Standard & Poor's (S&P) on Tuesday released its S&P/Case-Shiller Home Price Index for the first quarter, showing that the U.S. home prices declined 4.2 percent in the period to a new low since mid-2002.


Photo taken on May 31, 2011 shows a real estate billboard in Chicago, the United States. According to the latest S&P/Case-Shiller home prices index, home prices in 20 cities of the United Sates fell 3.6 percent in March compared with a year earlier, while its National Home Price Index fell 4.2 percent in the first quarter to the lowest level since recession. The home price in Chicago even hit new low in the recent 10 years. Washington D.C. was the only metropolitan area where home prices rose on both a monthly and annual basis. (Xinhua/Jiang Xintong)
David M. Blitzer, chairman of the Index Committee at S&P Indices, said that the new low has confirmation of a double-dip in home prices across much of the nation, adding that "home prices continue on their downward spiral with no relief in sight."

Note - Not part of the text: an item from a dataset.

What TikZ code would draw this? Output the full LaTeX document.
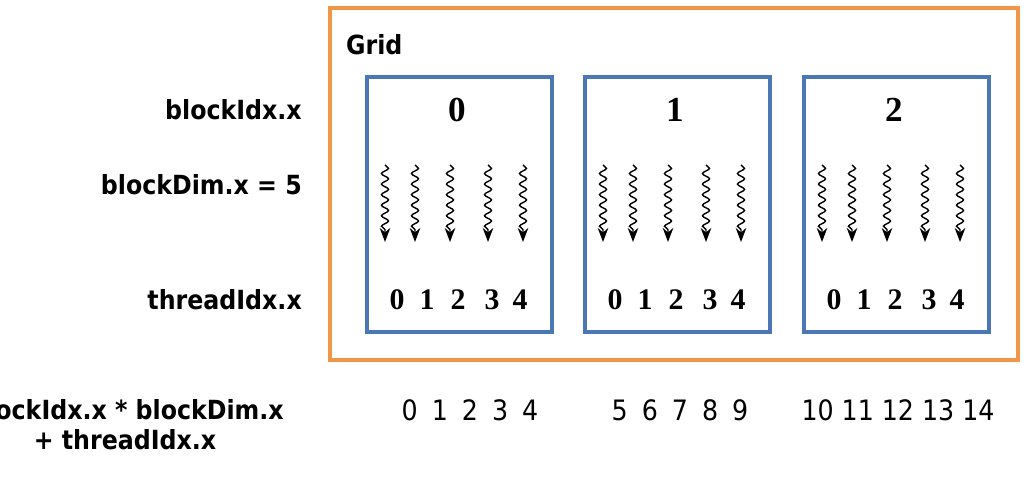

In March along, the national home prices slipped 2.4 percent from February, or 7.6 percent on an annualized basis, said S&P in a publication on Tuesday.


Besides, 18 cities, including Chicago and Detroit, posted a negative return from February while Washington D.C. and Seattle were the only two cities to report a small increase from the previous month. Eleven cities have posted at least eight consecutive months of negative month-over-month returns.


The S&P/Case-Shiller Home Price Indices are the leading measures for the U.S. residential housing market, tracking changes in the value of residential real estate both nationally and in 20 metropolitan regions.